Vote on CSX board 'too close to call'

Railroad disputes funds' victory claim

June 26, 2008|By Bloomberg News

CSX Corp.'s proxy fight with two hedge funds spilled past the end of the voting yesterday, as the railroad called the tally "too close to call" while the investors said they won four board seats.

TCI Fund Management LLP and 3G Capital Partners Ltd. claimed victories for all but one of their five nominees based on "preliminary results" after CSX's annual meeting. CSX Chief Executive Officer Michael Ward said certifying the ballots may take until July 25.

Waiting a month for final numbers will prolong a yearlong struggle over strategy at the third-largest U.S. railroad. U.S. corporate practice is to announce results at a shareholder meeting or shortly afterward, four professors said.

"Several weeks is very unusual and will raise suspicions that CSX is going to try to get shareholders to change their votes and somehow backdate them," said John Coffee, a corporate law professor at Columbia University.

Ward questioned TCI's victory claims regarding the board at CSX, based in Jacksonville, Fla. The railroad advanced a slate for all 12 seats.

"The vote as we see it is too close to call," he said after the annual meeting, which was held in a New Orleans rail yard that was wrecked in 2005 by Hurricane Katrina. "I don't know how they can know that until the results are certified."

TCI and 3G have said that CSX hasn't produced the best possible returns and urged splitting Ward's CEO and chairman's role. CSX has said its future would be at risk by adopting TCI's push for higher rates and more debt to pay for stock buybacks.

The two funds said nominees Alexandre Behring, Christopher Hohn, Gilbert Lamphere and Tim O'Toole all had won seats. "This is a victory for all CSX shareholders," the funds said in a statement.

The fifth candidate on the slate was Yahoo Inc. director Gary Wilson.

TCI and 3G own about 8.7 percent of CSX stock, making them the third- and fourth-largest shareholders, respectively. They also own swaps contracts providing "economic exposure" to an additional 11.8 percent of the common shares, according to a Dec. 19 filing.

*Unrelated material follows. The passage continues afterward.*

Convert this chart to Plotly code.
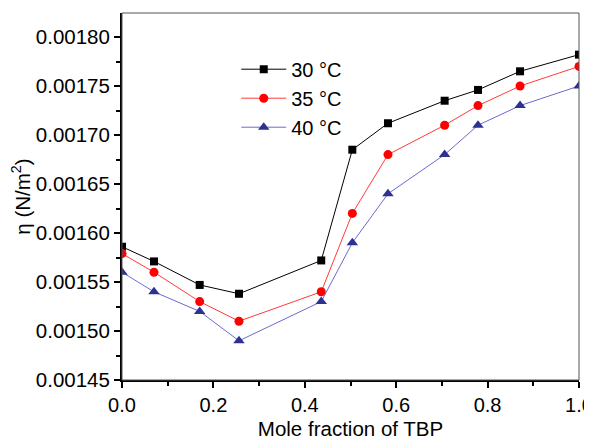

Case law related to such contracts isn't well-formed, so CSX could benefit by taking time to study the voting done for the shares linked to those investments, said Ron Gilson, a corporate law professor at Stanford University.

"They really need to do it right because the likelihood of litigation is really high," he said.

CSX shares rose 99 cents, or 1.6 percent, to $63.23 on the New York Stock Exchange. The shares have gained 44 percent this year.

After the meeting, CSX raised its quarterly dividend 22 percent to 22 cents a share from 18 cents. It was the third increase since May 2007, when TCI began its CSX campaign.

The fund opened that effort with a speech in New York by partner Snehal Amin in which he criticized CSX management and urged CSX and other U.S. railroads to increase their borrowing. The months of sparring since then set the stage for the proxy fight at yesterday's meeting.

TCI accused CSX of "stall tactics" by allowing voting to continue into the afternoon and asked that balloting end before a lunch break. Ward rejected the request as "out of order," saying shareholder proposals had to be submitted in advance.

"There are third-world countries that run elections better than this," said Peter Henning, corporate law professor at Wayne State University.